Breach of Dike Helps Make Maasvlakte 2 Accessible to Shipping

To make Maasvlakte 2 accessible to shipping, the PUMA contracting consortium (Boskalis and Van Oord) has started excavation of the temporary dam between the Yangtzehaven and the Maasvlakte 2 ports.

The contractor will leverage the water’s force for the very last part. This coming weekend the dam between the Yangtzehaven and Maasvlakte 2 will be lowered at low tide. When the flood tide returns, the rising waters will flow across the dam into the Maasvlakte 2. The expectation is that the flooding waters will wash away a great deal of sand and will ultimately breach the dam. This will speed up the rate at which the breach develops and the rates of flow will eventually decrease.

Providing access to the Maasvlakte 2 is one of the construction of the Maasvlakte 2 sub-projects that stirs the imagination. A planned ‘dike breach’ is a seldom occurrence. In accordance with the schedule, the PUMA contracting consortium will have completed all of its activities by the second quarter of 2013. The sub-projects that remain at that point primarily involve the construction of the road and the railway line for which the Port of Rotterdam Authority has selected different contractors. The construction of the Maasvlakte 2 is still on schedule and within budget estimates.

Breach at Yangtzehaven

By closing the seawall on 11 July 2012 an interior lake was created on the Maasvlakte 2 with a surface area of approximately 800 hectares. There is no low and high tide here, while the difference in the tides in the Yangtzehaven is in the order of two metres. As soon as a first breach has been made, the Maasvlakte 2’s current interior lake will once again be subject to tides. This means that during each tide approximately 16 million m3 of water will try to force its way through the breach. Especially when the breach is still relatively small, this will result in significant rates of flow. Thorough work planning has therefore taken place in preparation for breaching the temporary dam that separates the interior lake from the Yangtzehaven.
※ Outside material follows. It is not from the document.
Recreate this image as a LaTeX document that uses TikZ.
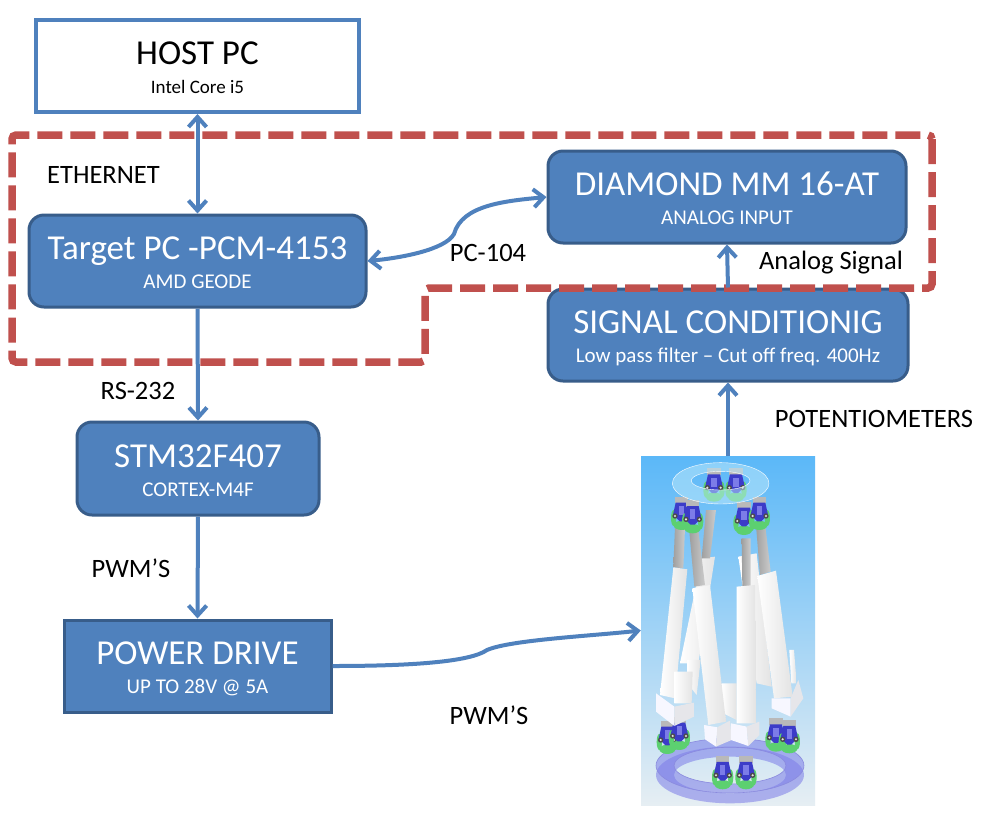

Similar to the closing of the seawall in July, the breach will occur during slack water. This is when the difference between high and low tide is smallest and permits the rate of flow in the opening to be as controlled as possible. During the period between flood and ebb, on Sunday, the dam will be excavated to approximately 50 cm above the New Amsterdam Water Level (NAP), the level of the interior lake. Once the water in the Yangtzehaven begins to rise again, it will overflow the dam at some point. Due to the increasing difference in levels, the water’s rate of flow will increase and will wash increasing amounts of sand away from the dam. This will create an opening in the dam that will become increasingly wider and deeper. In addition, the Edax and Zeeland II cutter suction dredgers will be dredging on both sides of the opening. This also increases the size of the opening. The water will continue to pour into the Maasvlakte 2 ports for approximately three hours. The flow will then revert itself. Because the opening in the dam will become increasingly larger, the rates of flow will revert to normal values over time.

Because the rising water will wash away the dam, the tidal flow will carry the sand along into the Maasvlakte 2. Here it can be used to raise the last terrains. Computer simulations indicate that the water will reach high rates of flow. The two cutter suction dredgers will be well anchored to ensure that they are not carried along by the flowing water.

Over the coming months, the Yangtzehaven will be widened to 600 metres and deepened to approx. 20 metres, so that large ocean-going ships can sail to the RWG and APMT terminals. According to the schedule, the Maasvlakte 2 will be accessible to ocean-going ships by the end of the first quarter of 2013.